## Task prompt
All of the listing below must be repeated word for word. Pictures are the only thing to omit.
'''
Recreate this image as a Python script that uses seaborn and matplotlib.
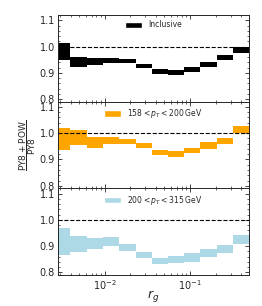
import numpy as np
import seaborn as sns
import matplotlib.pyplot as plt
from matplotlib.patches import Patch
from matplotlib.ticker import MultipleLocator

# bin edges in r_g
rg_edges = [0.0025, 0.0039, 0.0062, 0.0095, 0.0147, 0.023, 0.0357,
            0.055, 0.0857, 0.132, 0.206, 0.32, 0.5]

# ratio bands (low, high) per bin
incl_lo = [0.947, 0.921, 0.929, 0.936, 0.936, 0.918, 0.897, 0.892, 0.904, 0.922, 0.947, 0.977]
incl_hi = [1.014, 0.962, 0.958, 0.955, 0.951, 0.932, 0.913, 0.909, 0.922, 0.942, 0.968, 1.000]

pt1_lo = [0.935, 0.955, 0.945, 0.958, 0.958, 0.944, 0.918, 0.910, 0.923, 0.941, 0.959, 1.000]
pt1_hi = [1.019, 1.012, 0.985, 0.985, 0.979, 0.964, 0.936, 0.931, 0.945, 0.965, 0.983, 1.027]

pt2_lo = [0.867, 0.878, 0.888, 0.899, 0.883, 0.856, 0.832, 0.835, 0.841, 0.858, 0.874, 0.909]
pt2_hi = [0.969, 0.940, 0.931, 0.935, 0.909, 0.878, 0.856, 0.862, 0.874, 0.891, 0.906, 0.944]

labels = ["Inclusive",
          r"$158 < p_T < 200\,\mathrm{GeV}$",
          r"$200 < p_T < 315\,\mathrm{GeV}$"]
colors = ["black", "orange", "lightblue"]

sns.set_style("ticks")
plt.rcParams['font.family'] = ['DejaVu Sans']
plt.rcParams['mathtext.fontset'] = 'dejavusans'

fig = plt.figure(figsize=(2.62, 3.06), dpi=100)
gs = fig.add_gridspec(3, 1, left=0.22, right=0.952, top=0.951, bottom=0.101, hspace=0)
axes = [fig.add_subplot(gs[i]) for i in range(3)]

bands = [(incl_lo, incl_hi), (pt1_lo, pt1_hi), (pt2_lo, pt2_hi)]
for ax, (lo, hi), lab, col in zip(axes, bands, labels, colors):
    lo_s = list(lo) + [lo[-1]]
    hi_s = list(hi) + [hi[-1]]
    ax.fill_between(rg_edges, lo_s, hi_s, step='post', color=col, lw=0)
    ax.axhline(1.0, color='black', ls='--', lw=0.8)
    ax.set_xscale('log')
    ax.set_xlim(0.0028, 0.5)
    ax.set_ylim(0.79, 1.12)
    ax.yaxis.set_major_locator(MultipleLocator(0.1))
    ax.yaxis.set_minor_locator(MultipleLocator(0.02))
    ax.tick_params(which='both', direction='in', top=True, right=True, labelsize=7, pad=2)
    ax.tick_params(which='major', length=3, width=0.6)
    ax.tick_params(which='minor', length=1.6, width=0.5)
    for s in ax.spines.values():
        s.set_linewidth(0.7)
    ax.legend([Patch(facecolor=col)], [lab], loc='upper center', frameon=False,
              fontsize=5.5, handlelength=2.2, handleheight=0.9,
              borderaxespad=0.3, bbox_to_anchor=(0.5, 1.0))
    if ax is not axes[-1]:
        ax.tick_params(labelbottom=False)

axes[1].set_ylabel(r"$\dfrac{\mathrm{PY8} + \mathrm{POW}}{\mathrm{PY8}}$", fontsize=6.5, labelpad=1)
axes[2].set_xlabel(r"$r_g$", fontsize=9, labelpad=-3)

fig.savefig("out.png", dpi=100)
'''
## Expected answer
Recreate this image as a Python script that uses seaborn and matplotlib.
import numpy as np
import seaborn as sns
import matplotlib.pyplot as plt
from matplotlib.patches import Patch
from matplotlib.ticker import MultipleLocator

# bin edges in r_g
rg_edges = [0.0025, 0.0039, 0.0062, 0.0095, 0.0147, 0.023, 0.0357,
            0.055, 0.0857, 0.132, 0.206, 0.32, 0.5]

# ratio bands (low, high) per bin
incl_lo = [0.947, 0.921, 0.929, 0.936, 0.936, 0.918, 0.897, 0.892, 0.904, 0.922, 0.947, 0.977]
incl_hi = [1.014, 0.962, 0.958, 0.955, 0.951, 0.932, 0.913, 0.909, 0.922, 0.942, 0.968, 1.000]

pt1_lo = [0.935, 0.955, 0.945, 0.958, 0.958, 0.944, 0.918, 0.910, 0.923, 0.941, 0.959, 1.000]
pt1_hi = [1.019, 1.012, 0.985, 0.985, 0.979, 0.964, 0.936, 0.931, 0.945, 0.965, 0.983, 1.027]

pt2_lo = [0.867, 0.878, 0.888, 0.899, 0.883, 0.856, 0.832, 0.835, 0.841, 0.858, 0.874, 0.909]
pt2_hi = [0.969, 0.940, 0.931, 0.935, 0.909, 0.878, 0.856, 0.862, 0.874, 0.891, 0.906, 0.944]

labels = ["Inclusive",
          r"$158 < p_T < 200\,\mathrm{GeV}$",
          r"$200 < p_T < 315\,\mathrm{GeV}$"]
colors = ["black", "orange", "lightblue"]

sns.set_style("ticks")
plt.rcParams['font.family'] = ['DejaVu Sans']
plt.rcParams['mathtext.fontset'] = 'dejavusans'

fig = plt.figure(figsize=(2.62, 3.06), dpi=100)
gs = fig.add_gridspec(3, 1, left=0.22, right=0.952, top=0.951, bottom=0.101, hspace=0)
axes = [fig.add_subplot(gs[i]) for i in range(3)]

bands = [(incl_lo, incl_hi), (pt1_lo, pt1_hi), (pt2_lo, pt2_hi)]
for ax, (lo, hi), lab, col in zip(axes, bands, labels, colors):
    lo_s = list(lo) + [lo[-1]]
    hi_s = list(hi) + [hi[-1]]
    ax.fill_between(rg_edges, lo_s, hi_s, step='post', color=col, lw=0)
    ax.axhline(1.0, color='black', ls='--', lw=0.8)
    ax.set_xscale('log')
    ax.set_xlim(0.0028, 0.5)
    ax.set_ylim(0.79, 1.12)
    ax.yaxis.set_major_locator(MultipleLocator(0.1))
    ax.yaxis.set_minor_locator(MultipleLocator(0.02))
    ax.tick_params(which='both', direction='in', top=True, right=True, labelsize=7, pad=2)
    ax.tick_params(which='major', length=3, width=0.6)
    ax.tick_params(which='minor', length=1.6, width=0.5)
    for s in ax.spines.values():
        s.set_linewidth(0.7)
    ax.legend([Patch(facecolor=col)], [lab], loc='upper center', frameon=False,
              fontsize=5.5, handlelength=2.2, handleheight=0.9,
              borderaxespad=0.3, bbox_to_anchor=(0.5, 1.0))
    if ax is not axes[-1]:
        ax.tick_params(labelbottom=False)

axes[1].set_ylabel(r"$\dfrac{\mathrm{PY8} + \mathrm{POW}}{\mathrm{PY8}}$", fontsize=6.5, labelpad=1)
axes[2].set_xlabel(r"$r_g$", fontsize=9, labelpad=-3)

fig.savefig("out.png", dpi=100)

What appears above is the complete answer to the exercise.